Kalau mau mikir, 10 November Surabaya adalah peristiwa paling aneh dalam
sejarah. Kenapa…? Kok bisa ada pertempuran besar yang terjadi setelah perang
dunia selesai 15 Agustus.
Sebelum pertempuran 10 November, ternyata ada perang 4 hari di
Surabaya. Tanggal 26, 27, 28, 29 oktober 1945. Kok “ ujug-ujug “ muncul perang
4 hari di ceritanya gimana…? Jawabnya : Karena sebelum tanggal 26 Oktober,
Surabaya bergolak, setelah ada fatwa
resolusi jihad PBNU pada tanggal 22 Oktober. Kini diperingati sebagai Hari
Santri.
Tentara Inggris sendiri aslinya tidak pernah berfikir akan
perang dan bertempur dengan penduduk Surabaya. Perang selesai kok. Begitu
pikirnya. Tapi karena masarakat Surabaya terpengaruh fatwa dan resolusi jihad,
mereka siap nyerang Inggris, yang waktu itu mendarat di Surabaya. Sejarah
inilah yang selama ini ditutupi.
Jika resolusi jihad ditutupi, orang yang membaca sekilas
peristiwa 10 November akan menyebut tentara Inggris “ ora waras “. Ngapain
Ngebomi kota Surabaya tanpa sebab…? Tapi kalau melihat rangkaian ini dari
resolusi jihad, baru masuk akal. “ Oya, marah mereka karena jenderal dan
pasukannya dibunuh arek-arek Bonek Suroboyo ”.
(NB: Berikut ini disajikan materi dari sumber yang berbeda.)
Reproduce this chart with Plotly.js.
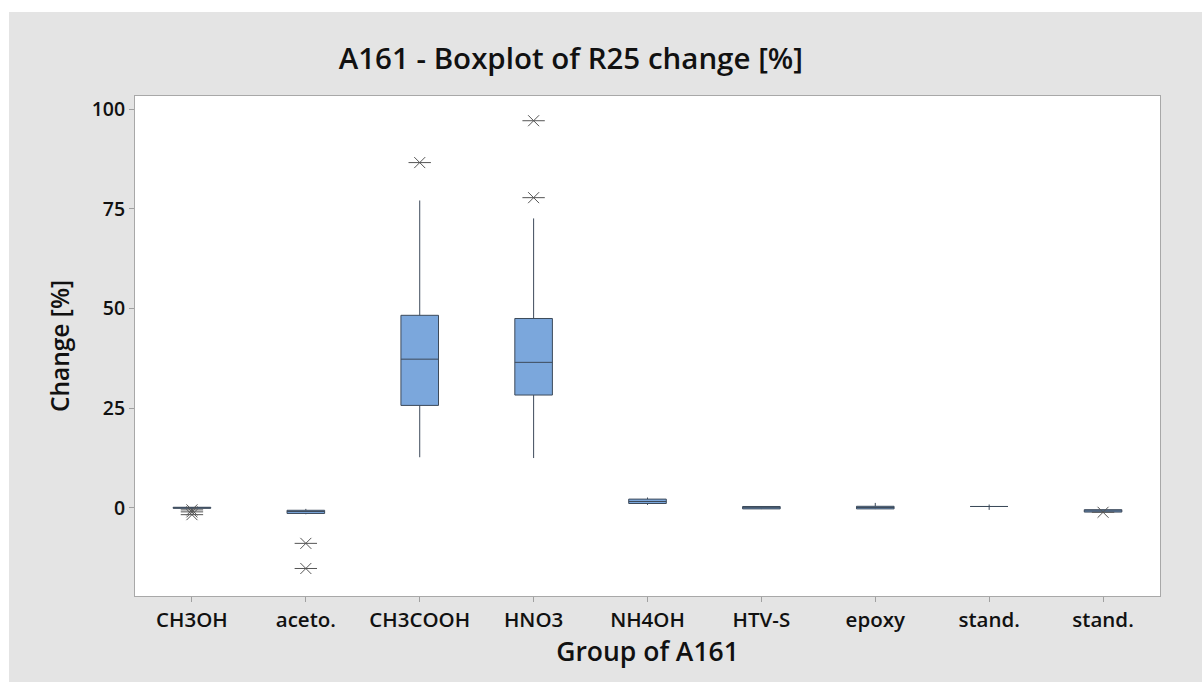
<!DOCTYPE html>
<html>
<head>
<meta charset="utf-8">
<script src="https://cdn.plot.ly/plotly-3.0.1.min.js"></script>
<style>
  html, body { margin: 0; padding: 0; background: #ffffff; }
  #chart { position: absolute; left: 9px; top: 12px; width: 1193px; height: 670px; }
</style>
</head>
<body>
<div id="chart"></div>
<script>
// Groups (tick labels)
const categories = ["CH3OH", "aceto.", "CH3COOH", "HNO3", "NH4OH", "HTV-S", "epoxy", "stand.", "stand."];
const groupIndex = [0, 1, 2, 3, 4, 5, 6, 7, 8];

// Box statistics (Change [%])
const q1Values     = [-0.1, -1.4, 25.7, 28.3, 1.1, -0.25, -0.25, 0.35, -1.05];
const medianValues = [0.0, -0.9, 37.3, 36.5, 1.6, 0.05, 0.1, 0.35, -0.75];
const q3Values     = [0.15, -0.6, 48.3, 47.5, 2.2, 0.35, 0.4, 0.35, -0.45];
const lowerWhisker = [-0.3, -1.6, 12.7, 12.5, 0.75, -0.3, -0.3, -0.5, -1.1];
const upperWhisker = [0.2, -0.25, 77.1, 72.6, 2.6, 0.4, 1.25, 0.85, -0.4];

// Outliers
const outlierGroup = [0, 0, 0, 1, 1, 2, 3, 3, 8];
const outlierValue = [-0.5, -1.0, -1.7, -8.9, -15.2, 86.6, 97.1, 77.8, -1.1];

const yTicks = [0, 25, 50, 75, 100];

const fontFamily = "'Open Sans', 'Noto Sans', sans-serif";

const traces = [
  {
    type: "box",
    x: groupIndex,
    q1: q1Values,
    median: medianValues,
    q3: q3Values,
    lowerfence: lowerWhisker,
    upperfence: upperWhisker,
    boxpoints: false,
    width: 0.33,
    whiskerwidth: 0,
    fillcolor: "#7ba7dc",
    line: { color: "#3d4a5a", width: 1 },
    hoverinfo: "skip",
    showlegend: false
  },
  {
    type: "scatter",
    mode: "markers",
    x: outlierGroup,
    y: outlierValue,
    marker: { symbol: "x-thin-open", size: 11, color: "#555555", line: { color: "#555555", width: 1 } },
    hoverinfo: "skip",
    showlegend: false
  },
  {
    type: "scatter",
    mode: "markers",
    x: outlierGroup,
    y: outlierValue,
    marker: { symbol: "line-ew-open", size: 16, color: "#555555", line: { color: "#555555", width: 1 } },
    hoverinfo: "skip",
    showlegend: false
  }
];

const layout = {
  width: 1193,
  height: 670,
  paper_bgcolor: "#e4e4e4",
  plot_bgcolor: "#ffffff",
  margin: { l: 126, r: 42, t: 84, b: 86 },
  title: {
    text: "A161 - Boxplot of R25 change [%]",
    font: { family: fontFamily, size: 29.5, color: "#111111", weight: 600 },
    xref: "container",
    x: 0.471, xanchor: "center",
    y: 0.93, yanchor: "middle"
  },
  xaxis: {
    range: [-0.5, 8.5],
    tickvals: groupIndex,
    ticktext: categories,
    ticks: "outside",
    ticklen: 5,
    tickcolor: "#a0a0a0",
    showgrid: false,
    zeroline: false,
    showline: true,
    mirror: true,
    linecolor: "#a8a8a8",
    linewidth: 1,
    tickfont: { family: fontFamily, size: 20.5, color: "#111111", weight: 600 },
    title: { text: "Group of A161", standoff: 7,
             font: { family: fontFamily, size: 26.5, color: "#111111", weight: 600 } }
  },
  yaxis: {
    range: [-22.1, 103.3],
    tickvals: yTicks,
    ticks: "outside",
    ticklen: 5,
    tickcolor: "#a0a0a0",
    showgrid: false,
    zeroline: false,
    showline: true,
    mirror: true,
    linecolor: "#a8a8a8",
    linewidth: 1,
    tickfont: { family: fontFamily, size: 19.5, color: "#111111", weight: 600 },
    title: { text: "Change [%]", standoff: 15,
             font: { family: fontFamily, size: 24.5, color: "#111111", weight: 600 } }
  }
};

Plotly.newPlot("chart", traces, layout, { staticPlot: true, displayModeBar: false });
</script>
</body>
</html>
Fatwa Jihad muncul karna Presiden Soekarno meminta fatwa
kepada PBNU : apa yg harus dilakukan warga Negara Indonesia kalau diserang
musuh mengingat Belanda ingin kembali menguasai. Bung Karno juga menyatakan
bagaimana cara agar Negara Indonesia diakui dunia. Sejak diproklamasikan 17
Agustus dan dibentuk 18 Agustus, tidak ada satupun negara di dunia yang mau
mengakui.
Oleh dunia, Indonesia diberitakan sebagai Negara boneka
bikinan Jepang. Bukan atas kehendak rakyat. Artinya, Indonesia disebut sebagai
negara yang tidak dibela rakyat. Fatwa dan Resolusi Jihad lalu dimunculkan oleh
PBNU. Gara-gara itu, Inggris yang mau datang 25 Oktober tidak diperbolehkan
masuk Surabaya karena penduduk Surabaya sudah siap perang.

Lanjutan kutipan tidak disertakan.